** start **

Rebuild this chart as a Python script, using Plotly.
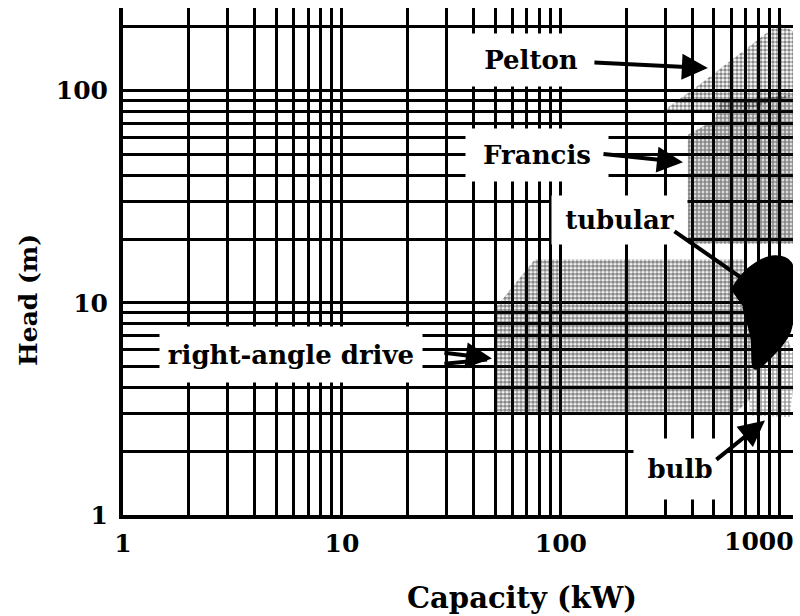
import numpy as np
import plotly.graph_objects as go

# ---- axis ticks ----
x_tickvals = [1, 2, 3, 4, 5, 6, 7, 8, 9, 10, 20, 30, 40, 50, 60, 70, 80, 90,
              100, 200, 300, 400, 500, 600, 700, 800, 900, 1000]
x_ticktext = ["1"] + [""] * 8 + ["10"] + [""] * 8 + ["100"] + [""] * 9
x_last_label = "1000"   # drawn right-aligned at the 1000 tick so it stays inside the figure
y_tickvals = [1, 2, 3, 4, 5, 6, 7, 8, 9, 10, 20, 30, 40, 50, 60, 70, 80, 90, 100, 200]
y_ticktext = ["1"] + [""] * 8 + ["10"] + [""] * 8 + ["100", ""]

# ---- application regions (capacity kW, head m) ----
pelton_kw = [292, 430, 1000, 1150, 1150, 720, 292]
pelton_m = [80, 107, 209, 190, 95, 82, 80]

francis_kw = [380, 380, 505, 530, 1150, 1150, 740]
francis_m = [19, 62, 73, 88, 96, 19, 19]

rightangle_kw = [50, 50, 76, 690, 770, 730, 620]
rightangle_m = [3.0, 9.4, 16, 16, 10.7, 3.5, 3.0]

tubular_kw = [600, 720, 948, 1120, 1150, 1111, 900, 769, 740, 680]
tubular_m = [11.5, 14.5, 16.6, 15.5, 10.7, 7.3, 5.5, 4.9, 6.9, 9.6]

bulb_kw = [730, 714, 811, 1054, 1150, 1150, 1111]
bulb_m = [2.94, 4.9, 6.5, 7.3, 5.8, 4.0, 2.9]

# ---- labels: text, text centre (kW, m), box size ----
label_text = ["Pelton", "Francis", "tubular", "right-angle drive", "bulb"]
label_kw = [73, 78, 186, 5.85, 349]
label_m = [139, 50, 24.6, 5.7, 1.64]
label_w = [142, 142, 135, 262, 92]
label_h = [52, 52, 48, 55, 60]

# ---- arrows: tail (kW, m) -> head (kW, m) ----
arrow_tail_kw = [140, 154, 325, 28.9, 28.9, 505]
arrow_tail_m = [136, 50.4, 22, 5.83, 5.16, 1.80]
arrow_head_kw = [469, 361, 714, 48.4, 46, 855]
arrow_head_m = [128, 46, 12.5, 5.46, 5.40, 2.79]
arrow_style = [2, 2, 0, 2, 0, 2]

# ---- axis titles ----
x_title = "Capacity (kW)"
y_title = "Head (m)"

FONT = "DejaVu Serif"
TICKFONT = dict(family=FONT, size=25, color="black", weight="bold")

fig = go.Figure()

def region(kw, m, shape, size, solidity):
    fig.add_trace(go.Scatter(
        x=kw, y=m, mode="lines", fill="toself",
        line=dict(width=0, color="rgba(0,0,0,0)"),
        fillcolor="rgba(255,255,255,0)",
        fillpattern=dict(shape=shape, fgcolor="#111111", bgcolor="rgba(255,255,255,0)",
                         size=size, solidity=solidity),
        hoverinfo="skip", showlegend=False))

region(rightangle_kw, rightangle_m, ".", 4, 0.68)
region(francis_kw, francis_m, ".", 4, 0.72)
region(pelton_kw, pelton_m, ".", 4, 0.62)
region(bulb_kw, bulb_m, "+", 4, 0.5)
fig.add_trace(go.Scatter(
    x=tubular_kw, y=tubular_m, mode="lines", fill="toself",
    line=dict(width=2, color="black", shape="spline"), fillcolor="black",
    hoverinfo="skip", showlegend=False))

annotations = []
for t, kx, my, w, h in zip(label_text, label_kw, label_m, label_w, label_h):
    annotations.append(dict(
        x=np.log10(kx), y=np.log10(my), xref="x", yref="y",
        text=t, showarrow=False, width=w, height=h,
        bgcolor="white", borderpad=0,
        font=dict(family=FONT, size=26, color="black", weight="bold")))
for tk, tm, hk, hm, st in zip(arrow_tail_kw, arrow_tail_m, arrow_head_kw, arrow_head_m, arrow_style):
    annotations.append(dict(
        x=np.log10(hk), y=np.log10(hm), xref="x", yref="y",
        ax=np.log10(tk), ay=np.log10(tm), axref="x", ayref="y",
        text="", showarrow=True, arrowhead=st, arrowsize=1.3,
        arrowwidth=4, arrowcolor="black", standoff=0, startstandoff=0))

# last x tick label, kept inside the figure edge
annotations.append(dict(x=np.log10(x_tickvals[-1]), y=-0.053, xref="x", yref="paper",
                        text=x_last_label, showarrow=False, xanchor="right", yanchor="middle",
                        xshift=16, font=TICKFONT))
# axis titles placed as in the original figure
annotations.append(dict(x=0.5955, y=-0.164, xref="paper", yref="paper", text=x_title,
                        showarrow=False, xanchor="center", yanchor="middle",
                        font=dict(family=FONT, size=29, color="black", weight="bold")))
annotations.append(dict(x=-0.142, y=0.424, xref="paper", yref="paper", text=y_title,
                        showarrow=False, textangle=-90, xanchor="center", yanchor="middle",
                        font=dict(family=FONT, size=25, color="black", weight="bold")))

axis_common = dict(
    type="log", showgrid=True, gridcolor="black", gridwidth=2.5,
    showline=True, linecolor="black", linewidth=4, ticks="",
    zeroline=False, mirror=False,
    tickfont=TICKFONT,
)

fig.update_layout(
    width=800, height=616,
    margin=dict(l=123, r=7, t=8, b=101, autoexpand=False),
    paper_bgcolor="white", plot_bgcolor="white",
    showlegend=False,
    annotations=annotations,
    xaxis=dict(axis_common, range=[0, 3.06], tickvals=x_tickvals, ticktext=x_ticktext,
               ticklabelstandoff=3),
    yaxis=dict(axis_common, range=[0, 2.39], tickvals=y_tickvals, ticktext=y_ticktext,
               ticklabelstandoff=6),
)

fig.write_html("out.html", config={"displayModeBar": False},
               post_script="document.body.style.margin='0px';document.body.style.overflow='hidden';")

** end **

# PROBLEM
Give again, word for word, every line from the top of the data above to the line holding "bulb_m = [2.94, 4.9, 6.5, 7.3, 5.8, 4.0, 2.9]", inclusive, with the pictures left out.

# EXERCISE RESULT
Rebuild this chart as a Python script, using Plotly.
import numpy as np
import plotly.graph_objects as go

# ---- axis ticks ----
x_tickvals = [1, 2, 3, 4, 5, 6, 7, 8, 9, 10, 20, 30, 40, 50, 60, 70, 80, 90,
              100, 200, 300, 400, 500, 600, 700, 800, 900, 1000]
x_ticktext = ["1"] + [""] * 8 + ["10"] + [""] * 8 + ["100"] + [""] * 9
x_last_label = "1000"   # drawn right-aligned at the 1000 tick so it stays inside the figure
y_tickvals = [1, 2, 3, 4, 5, 6, 7, 8, 9, 10, 20, 30, 40, 50, 60, 70, 80, 90, 100, 200]
y_ticktext = ["1"] + [""] * 8 + ["10"] + [""] * 8 + ["100", ""]

# ---- application regions (capacity kW, head m) ----
pelton_kw = [292, 430, 1000, 1150, 1150, 720, 292]
pelton_m = [80, 107, 209, 190, 95, 82, 80]

francis_kw = [380, 380, 505, 530, 1150, 1150, 740]
francis_m = [19, 62, 73, 88, 96, 19, 19]

rightangle_kw = [50, 50, 76, 690, 770, 730, 620]
rightangle_m = [3.0, 9.4, 16, 16, 10.7, 3.5, 3.0]

tubular_kw = [600, 720, 948, 1120, 1150, 1111, 900, 769, 740, 680]
tubular_m = [11.5, 14.5, 16.6, 15.5, 10.7, 7.3, 5.5, 4.9, 6.9, 9.6]

bulb_kw = [730, 714, 811, 1054, 1150, 1150, 1111]
bulb_m = [2.94, 4.9, 6.5, 7.3, 5.8, 4.0, 2.9]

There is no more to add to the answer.